In this paper we consider the downlink of a DS-CDMA system. Although the optimum solution for the receiver of a user terminal is known , its application is prohibitively complex, because the computational effort increases exponentially with the number of users. Therefore, when applying more powerful receiver algorithms than the standard Rake receiver , one has to consider suboptimum schemes.
A promising approach was presented in , where successive interference cancellation is proposed. This scheme was refined in for example, [4–7] by utilizing soft decisions for cancellation. For calculation of soft decisions, the distribution of residual interference is commonly assumed to be Gaussian. This assumption is accurate according to the central limit theorem , when a successive interference cancellation algorithm starts and the number of noteworthy residual interferers is high. But the Gaussian model gets inaccurate as the algorithm converges and the number of relevant residual interferers decreases.

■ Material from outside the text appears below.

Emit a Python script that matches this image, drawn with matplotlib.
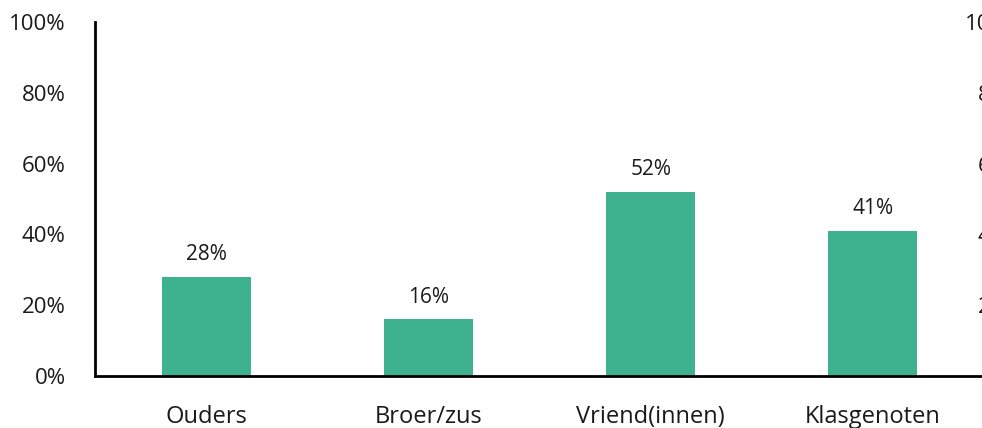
import numpy as np
import matplotlib.pyplot as plt

categories = ["Ouders", "Broer/zus", "Vriend(innen)", "Klasgenoten"]
values = [28, 16, 52, 41]
yticks = [0, 20, 40, 60, 80, 100]

plt.rcParams["font.family"] = ["Open Sans", "DejaVu Sans"]
text_color = "#1a1a1a"
bar_color = "#3EB28F"

fig = plt.figure(figsize=(9.82, 4.28), dpi=100)
ax = fig.add_axes([95 / 982, 52 / 428, 889 / 982, 354 / 428])

x = np.arange(len(categories))
bars = ax.bar(x, values, width=0.4, color=bar_color, zorder=2)
for b, v in zip(bars, values):
    ax.annotate(f"{v}%", (b.get_x() + b.get_width() / 2, v), xytext=(0, 8.5),
                textcoords="offset points", ha="center", va="bottom",
                fontsize=15, color=text_color)

ax.set_xlim(-0.5, 3.5)
ax.set_ylim(0, 100)
ax.set_xticks(x)
ax.set_xticklabels(categories, fontsize=17, color=text_color)
ax.set_yticks(yticks)
ax.set_yticklabels([f"{t}%" for t in yticks], fontsize=16, color=text_color)
ax.tick_params(axis="y", length=0, pad=21)
ax.tick_params(axis="x", length=0, pad=21)

for s in ["top", "right"]:
    ax.spines[s].set_visible(False)
ax.spines["left"].set_linewidth(2)
ax.spines["bottom"].set_linewidth(2)

# secondary axis on the right, mostly cut off by the figure edge
ax2 = ax.twinx()
ax2.set_ylim(0, 100)
ax2.set_yticks(yticks)
ax2.set_yticklabels([f"{t}%" for t in yticks], fontsize=16, color=text_color, ha="right")
ax2.tick_params(axis="y", length=0, pad=27)
for s in ["top", "right", "left", "bottom"]:
    ax2.spines[s].set_visible(False)

fig.savefig("out.png", dpi=100)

A general discussion of the accuracy of the Gaussian assumption can be found in [9, 10]. In the noniterative approach  the distribution of interference is not approximated as Gaussian but modeled via uniform triangular densities which, however, leads to an only minor performance gain. The benefit of employing the actual probability density function (pdf) is for example, recognized in [12, 13] where the distribution of interference is approximated by kernel smoothing, modeling the pdf of interference by a Gaussian mixture density (sum of Gaussian densities) which is then adjusted according to the occurrence of interference. Approximating the pdf of interference with a Gaussian mixture is also proposed in , where the approximation is fixed for the entire transmission.
In contrast to these approaches we derive an approximation of the pdf of interference based on probabilities of interfering symbols calculated in the receiver. Our approach uses the matched filter-based iterative soft decision interference cancellation (MF ISDIC) algorithm which was introduced in  and extended in . In , the algorithm is derived for synchronous DS-CDMA systems with random spreading sequences and binary phase-shift keying (BPSK) symbols considering transmission over an additive white Gaussian noise (AWGN) channel. In , MF ISDIC is designed for quadrature amplitude modulation (QAM) transmission over multipath channels. Extensions to the ISDIC algorithm for linear modulation are proposed in .
The paper is organized as follows. First, we introduce the system model in Section 2. We review the MF ISDIC receiver for transmission over multipath channels with general square QAM constellations using the Gaussian assumption according to  in Section 3.1 and extend it for use of an approximation of the actual pdf of residual interference in Section 3.2. In Section 3.3, a graphical comparison of the pdf calculated via the Gaussian assumption and the approximation of the actual interference distribution is given. A hybrid scheme is derived in Section 3.4. In Section 4, performance of the introduced algorithms is compared by means of simulations.
where is the number of served users, is the number of transmitted QAM symbols per user during the considered time interval, and is the spreading factor which is assumed to be identical for all users. denotes the spreading sequence of user at symbol time which is nonzero for . is the transmitted QAM coefficient of user at symbol time which is taken from a square QAM set of cardinality . The average power of the transmitted coefficients ( : expectation) is denoted by . The coefficients of the QAM set are assumed to be equiprobable and the values and are taken from the set of cardinality . If a user is served with several spreading sequences simultaneously we denote this as multicode transmission. Obviously, this case is also covered by the system model because one user may comprise several virtual users which are served with one spreading sequence each.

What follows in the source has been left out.